Imagine Louisville on ESPN hosting USA track and field! I am giddy!

College track stars will run and neighborhood kids will come in and see them presented with medals. #Winning

I close my eyes and see smiling faces. I dream of the local artwork we will display and sell. I smell the food from the trucks, hear the kids horsing around in the green space, feel the sunshine, hear the laughter. 

I have been let loose to dream and to help others make their dreams come true. 

Only in the poorest, darkest, unhealthiest community would we even have 24 acres of contaminated land to rebuild. I’m mad about that!

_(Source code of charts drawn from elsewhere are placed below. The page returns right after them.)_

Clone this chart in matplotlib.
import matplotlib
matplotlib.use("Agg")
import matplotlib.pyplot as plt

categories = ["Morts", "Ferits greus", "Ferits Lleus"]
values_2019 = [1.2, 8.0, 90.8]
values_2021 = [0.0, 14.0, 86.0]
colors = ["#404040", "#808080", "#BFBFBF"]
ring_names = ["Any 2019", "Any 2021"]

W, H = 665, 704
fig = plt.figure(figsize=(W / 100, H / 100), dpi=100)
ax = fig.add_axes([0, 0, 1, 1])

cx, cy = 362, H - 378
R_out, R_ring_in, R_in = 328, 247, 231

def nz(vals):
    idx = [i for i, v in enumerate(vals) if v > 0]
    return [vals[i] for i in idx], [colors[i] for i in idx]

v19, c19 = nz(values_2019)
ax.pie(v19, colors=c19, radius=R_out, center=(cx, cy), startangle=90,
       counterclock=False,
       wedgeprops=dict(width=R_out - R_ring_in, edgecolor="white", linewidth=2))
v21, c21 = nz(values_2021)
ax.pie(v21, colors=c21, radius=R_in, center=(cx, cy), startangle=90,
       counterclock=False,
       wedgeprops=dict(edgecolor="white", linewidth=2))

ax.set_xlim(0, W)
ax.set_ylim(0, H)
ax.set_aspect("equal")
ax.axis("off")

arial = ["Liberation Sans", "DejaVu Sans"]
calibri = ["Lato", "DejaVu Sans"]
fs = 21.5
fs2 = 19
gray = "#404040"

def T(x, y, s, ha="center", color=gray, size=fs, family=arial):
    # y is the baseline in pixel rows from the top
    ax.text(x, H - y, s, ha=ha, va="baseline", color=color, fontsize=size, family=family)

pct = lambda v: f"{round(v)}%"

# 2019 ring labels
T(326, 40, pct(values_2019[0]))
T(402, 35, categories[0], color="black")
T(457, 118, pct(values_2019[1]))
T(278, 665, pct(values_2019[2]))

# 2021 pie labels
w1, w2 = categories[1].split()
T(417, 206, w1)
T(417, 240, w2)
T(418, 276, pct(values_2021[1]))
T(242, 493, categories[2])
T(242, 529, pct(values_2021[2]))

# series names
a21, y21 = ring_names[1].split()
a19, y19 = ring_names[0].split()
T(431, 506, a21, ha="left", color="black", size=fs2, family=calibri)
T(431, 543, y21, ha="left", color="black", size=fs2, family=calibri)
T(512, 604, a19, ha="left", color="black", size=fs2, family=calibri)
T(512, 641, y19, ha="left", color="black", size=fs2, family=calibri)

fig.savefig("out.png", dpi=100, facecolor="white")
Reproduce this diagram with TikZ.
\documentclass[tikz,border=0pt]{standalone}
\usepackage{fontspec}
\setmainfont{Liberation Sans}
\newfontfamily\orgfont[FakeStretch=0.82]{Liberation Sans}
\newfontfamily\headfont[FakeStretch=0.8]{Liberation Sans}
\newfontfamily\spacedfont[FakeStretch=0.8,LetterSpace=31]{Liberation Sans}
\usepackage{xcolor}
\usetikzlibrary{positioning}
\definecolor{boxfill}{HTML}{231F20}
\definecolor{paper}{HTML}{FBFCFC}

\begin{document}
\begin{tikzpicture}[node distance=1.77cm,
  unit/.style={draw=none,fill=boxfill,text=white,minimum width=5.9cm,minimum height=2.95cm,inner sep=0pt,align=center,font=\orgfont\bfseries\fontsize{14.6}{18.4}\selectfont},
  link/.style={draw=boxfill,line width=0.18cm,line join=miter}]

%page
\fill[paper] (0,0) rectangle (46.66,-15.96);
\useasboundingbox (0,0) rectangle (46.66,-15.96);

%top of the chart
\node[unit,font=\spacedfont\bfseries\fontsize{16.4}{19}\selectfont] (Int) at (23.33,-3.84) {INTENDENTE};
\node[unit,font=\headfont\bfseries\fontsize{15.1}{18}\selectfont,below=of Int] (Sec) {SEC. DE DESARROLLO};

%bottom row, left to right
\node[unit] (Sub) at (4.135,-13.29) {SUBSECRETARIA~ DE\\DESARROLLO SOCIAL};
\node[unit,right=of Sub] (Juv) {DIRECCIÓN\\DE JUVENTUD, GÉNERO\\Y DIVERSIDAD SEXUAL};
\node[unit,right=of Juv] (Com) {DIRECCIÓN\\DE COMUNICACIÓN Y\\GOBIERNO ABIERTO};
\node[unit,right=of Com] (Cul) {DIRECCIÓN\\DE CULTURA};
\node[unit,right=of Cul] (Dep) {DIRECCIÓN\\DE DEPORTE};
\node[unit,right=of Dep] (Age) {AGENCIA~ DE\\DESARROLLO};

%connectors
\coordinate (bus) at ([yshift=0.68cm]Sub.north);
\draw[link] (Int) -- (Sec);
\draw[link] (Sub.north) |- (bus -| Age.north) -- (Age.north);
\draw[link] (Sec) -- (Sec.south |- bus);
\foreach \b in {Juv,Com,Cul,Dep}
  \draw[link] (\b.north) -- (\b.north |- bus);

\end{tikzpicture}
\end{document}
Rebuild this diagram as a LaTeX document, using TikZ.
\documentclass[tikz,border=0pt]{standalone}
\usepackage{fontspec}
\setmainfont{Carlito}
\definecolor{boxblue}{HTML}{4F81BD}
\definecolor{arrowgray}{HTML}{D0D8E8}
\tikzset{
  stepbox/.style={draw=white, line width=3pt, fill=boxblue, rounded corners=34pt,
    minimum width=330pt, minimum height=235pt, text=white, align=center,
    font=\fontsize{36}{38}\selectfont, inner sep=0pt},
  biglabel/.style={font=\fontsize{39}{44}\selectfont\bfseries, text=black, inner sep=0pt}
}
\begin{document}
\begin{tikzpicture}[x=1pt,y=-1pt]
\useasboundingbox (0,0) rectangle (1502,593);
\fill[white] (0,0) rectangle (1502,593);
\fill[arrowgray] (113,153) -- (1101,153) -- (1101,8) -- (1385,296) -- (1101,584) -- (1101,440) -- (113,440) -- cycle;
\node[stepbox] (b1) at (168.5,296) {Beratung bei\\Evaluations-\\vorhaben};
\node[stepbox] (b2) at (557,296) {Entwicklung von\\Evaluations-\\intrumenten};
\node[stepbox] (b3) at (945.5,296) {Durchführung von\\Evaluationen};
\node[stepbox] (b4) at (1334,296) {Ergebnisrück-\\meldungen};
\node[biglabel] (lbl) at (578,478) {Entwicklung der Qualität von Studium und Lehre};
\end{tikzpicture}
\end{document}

You can help by donating at sportsandlearningcomplex.org.

Thank you, Louisville.

Sadiqa Reynolds is president and CEO of the Louisville Urban League.


No Substitutes For Mad

By Deena Lilygren

Instacart, why are you such a good idea in theory and such a shit-show in execution? The mind-boggling decisions made by Instacart shoppers — think Uber drivers, but for grocery shopping and delivery — have me all hot and bothered this March. Recent Instacart puzzlers include: substituting sea salt and pepper pretzel thins with children’s fruit snacks (what is the relationship here?), substituting two cans of black beans with two 16-ounce bags of dry beans (bags which will live in my pantry for eternity) and substituting ham, a delicious, salty meat, with turkey, a meat that always smells, even on the day you buy it, as though it’s gone off. It would be understandable if I were ordering niche, gourmet groceries, but I’m just trying to get some bread and Velveeta from Dirty Kroger over here so I can make a grilled cheese — a grilled cheese I can’t even make because my last Instacart shopper removed bread from my order because they didn’t have my brand. He obviously didn’t understand that a lady who orders Velveeta isn’t going to protest that it doesn’t “pair well” with whatever bread he would have deemed an acceptable substitute. Then again, the way they’ve been going, I wouldn’t be surprised to find the bread subbed for a package of lavender incense. At least then I could eat my cheese in a relaxing environment.

Deena Lilygren is an English professor and LEO contributor who writes on LGBTQ issues.


Mad On The Mound

By Creig Ewing

I am mad about college baseball in March. College baseball actually starts in February, but that’s too damn cold. Even if you don’t like sports, UofL baseball games are a great place to meet friends for a beer after work and on weekends. With college baseball’s short season, each game is important. UofL’s Jim Patterson Stadium is a great venue, right there on Central Avenue between the football stadium, formerly named after a loudmouthed pizza guy and Churchill Downs. I feel more sad for college baseball than mad. It gets no love in the spring. Sports fans are focused on college basketball, spring football, then Derby. It’s the middle of May before some realize that Louisville has one of the best college baseball teams in the country. So, you can get in on the ground floor with this year’s Louisville baseball team if you start this month.

Bring the kids. They can run and play catch in the warmup area next to right field or in the playground in the outfield. Players also make time to talk and give autographs after. Savvy baseball fans and UofL fraternity members also know to stroll past the concession stands to get the best beer deals in the outfield grill.  

Creig Ewing is comedian, former sports editor for the Courier Journal and LEO contributor.